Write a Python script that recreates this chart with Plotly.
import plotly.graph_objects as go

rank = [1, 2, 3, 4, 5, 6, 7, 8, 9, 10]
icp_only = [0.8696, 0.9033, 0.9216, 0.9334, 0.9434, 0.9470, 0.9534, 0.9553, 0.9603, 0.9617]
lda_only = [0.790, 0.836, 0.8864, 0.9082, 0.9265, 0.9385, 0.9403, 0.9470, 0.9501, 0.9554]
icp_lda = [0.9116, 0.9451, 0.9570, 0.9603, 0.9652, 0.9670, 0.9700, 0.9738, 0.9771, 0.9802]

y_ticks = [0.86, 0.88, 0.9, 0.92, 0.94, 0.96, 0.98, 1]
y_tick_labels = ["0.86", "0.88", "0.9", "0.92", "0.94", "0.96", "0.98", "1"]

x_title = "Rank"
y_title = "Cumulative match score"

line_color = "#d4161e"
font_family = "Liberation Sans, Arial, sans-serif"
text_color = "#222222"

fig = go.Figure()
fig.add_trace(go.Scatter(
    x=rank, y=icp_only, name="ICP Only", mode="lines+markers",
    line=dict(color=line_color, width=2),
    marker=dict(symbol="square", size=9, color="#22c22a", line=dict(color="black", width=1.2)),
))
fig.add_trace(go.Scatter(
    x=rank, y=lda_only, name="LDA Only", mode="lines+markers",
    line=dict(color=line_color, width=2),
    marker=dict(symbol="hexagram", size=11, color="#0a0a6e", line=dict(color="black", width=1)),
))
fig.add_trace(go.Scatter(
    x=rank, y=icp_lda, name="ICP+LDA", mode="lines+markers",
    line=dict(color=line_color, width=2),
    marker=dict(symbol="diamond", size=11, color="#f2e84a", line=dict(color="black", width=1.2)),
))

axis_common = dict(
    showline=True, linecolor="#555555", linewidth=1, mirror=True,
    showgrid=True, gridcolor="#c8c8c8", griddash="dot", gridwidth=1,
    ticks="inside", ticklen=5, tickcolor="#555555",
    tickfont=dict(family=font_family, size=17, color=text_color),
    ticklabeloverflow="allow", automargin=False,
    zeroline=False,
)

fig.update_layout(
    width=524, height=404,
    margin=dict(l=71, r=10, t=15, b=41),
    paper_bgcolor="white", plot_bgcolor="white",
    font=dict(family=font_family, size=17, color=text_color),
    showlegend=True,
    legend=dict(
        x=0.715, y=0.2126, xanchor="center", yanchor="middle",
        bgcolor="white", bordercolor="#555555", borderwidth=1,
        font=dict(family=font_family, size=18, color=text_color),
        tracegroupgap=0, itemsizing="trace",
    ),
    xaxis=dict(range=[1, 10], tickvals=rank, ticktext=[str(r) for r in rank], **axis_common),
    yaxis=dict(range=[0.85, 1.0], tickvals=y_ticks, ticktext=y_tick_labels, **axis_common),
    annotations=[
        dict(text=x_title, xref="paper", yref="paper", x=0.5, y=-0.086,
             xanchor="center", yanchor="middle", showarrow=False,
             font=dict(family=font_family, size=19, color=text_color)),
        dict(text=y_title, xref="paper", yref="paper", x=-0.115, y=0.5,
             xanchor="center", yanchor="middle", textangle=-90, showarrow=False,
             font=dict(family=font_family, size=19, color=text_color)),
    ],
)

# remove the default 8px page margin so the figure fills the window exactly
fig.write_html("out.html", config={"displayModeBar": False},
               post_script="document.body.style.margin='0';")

- - -

## GOAL OF THE EXERCISE
Write the material out again in its entirety, exactly as shown.

## EXERCISE RESULT
Write a Python script that recreates this chart with Plotly.
import plotly.graph_objects as go

rank = [1, 2, 3, 4, 5, 6, 7, 8, 9, 10]
icp_only = [0.8696, 0.9033, 0.9216, 0.9334, 0.9434, 0.9470, 0.9534, 0.9553, 0.9603, 0.9617]
lda_only = [0.790, 0.836, 0.8864, 0.9082, 0.9265, 0.9385, 0.9403, 0.9470, 0.9501, 0.9554]
icp_lda = [0.9116, 0.9451, 0.9570, 0.9603, 0.9652, 0.9670, 0.9700, 0.9738, 0.9771, 0.9802]

y_ticks = [0.86, 0.88, 0.9, 0.92, 0.94, 0.96, 0.98, 1]
y_tick_labels = ["0.86", "0.88", "0.9", "0.92", "0.94", "0.96", "0.98", "1"]

x_title = "Rank"
y_title = "Cumulative match score"

line_color = "#d4161e"
font_family = "Liberation Sans, Arial, sans-serif"
text_color = "#222222"

fig = go.Figure()
fig.add_trace(go.Scatter(
    x=rank, y=icp_only, name="ICP Only", mode="lines+markers",
    line=dict(color=line_color, width=2),
    marker=dict(symbol="square", size=9, color="#22c22a", line=dict(color="black", width=1.2)),
))
fig.add_trace(go.Scatter(
    x=rank, y=lda_only, name="LDA Only", mode="lines+markers",
    line=dict(color=line_color, width=2),
    marker=dict(symbol="hexagram", size=11, color="#0a0a6e", line=dict(color="black", width=1)),
))
fig.add_trace(go.Scatter(
    x=rank, y=icp_lda, name="ICP+LDA", mode="lines+markers",
    line=dict(color=line_color, width=2),
    marker=dict(symbol="diamond", size=11, color="#f2e84a", line=dict(color="black", width=1.2)),
))

axis_common = dict(
    showline=True, linecolor="#555555", linewidth=1, mirror=True,
    showgrid=True, gridcolor="#c8c8c8", griddash="dot", gridwidth=1,
    ticks="inside", ticklen=5, tickcolor="#555555",
    tickfont=dict(family=font_family, size=17, color=text_color),
    ticklabeloverflow="allow", automargin=False,
    zeroline=False,
)

fig.update_layout(
    width=524, height=404,
    margin=dict(l=71, r=10, t=15, b=41),
    paper_bgcolor="white", plot_bgcolor="white",
    font=dict(family=font_family, size=17, color=text_color),
    showlegend=True,
    legend=dict(
        x=0.715, y=0.2126, xanchor="center", yanchor="middle",
        bgcolor="white", bordercolor="#555555", borderwidth=1,
        font=dict(family=font_family, size=18, color=text_color),
        tracegroupgap=0, itemsizing="trace",
    ),
    xaxis=dict(range=[1, 10], tickvals=rank, ticktext=[str(r) for r in rank], **axis_common),
    yaxis=dict(range=[0.85, 1.0], tickvals=y_ticks, ticktext=y_tick_labels, **axis_common),
    annotations=[
        dict(text=x_title, xref="paper", yref="paper", x=0.5, y=-0.086,
             xanchor="center", yanchor="middle", showarrow=False,
             font=dict(family=font_family, size=19, color=text_color)),
        dict(text=y_title, xref="paper", yref="paper", x=-0.115, y=0.5,
             xanchor="center", yanchor="middle", textangle=-90, showarrow=False,
             font=dict(family=font_family, size=19, color=text_color)),
    ],
)

# remove the default 8px page margin so the figure fills the window exactly
fig.write_html("out.html", config={"displayModeBar": False},
               post_script="document.body.style.margin='0';")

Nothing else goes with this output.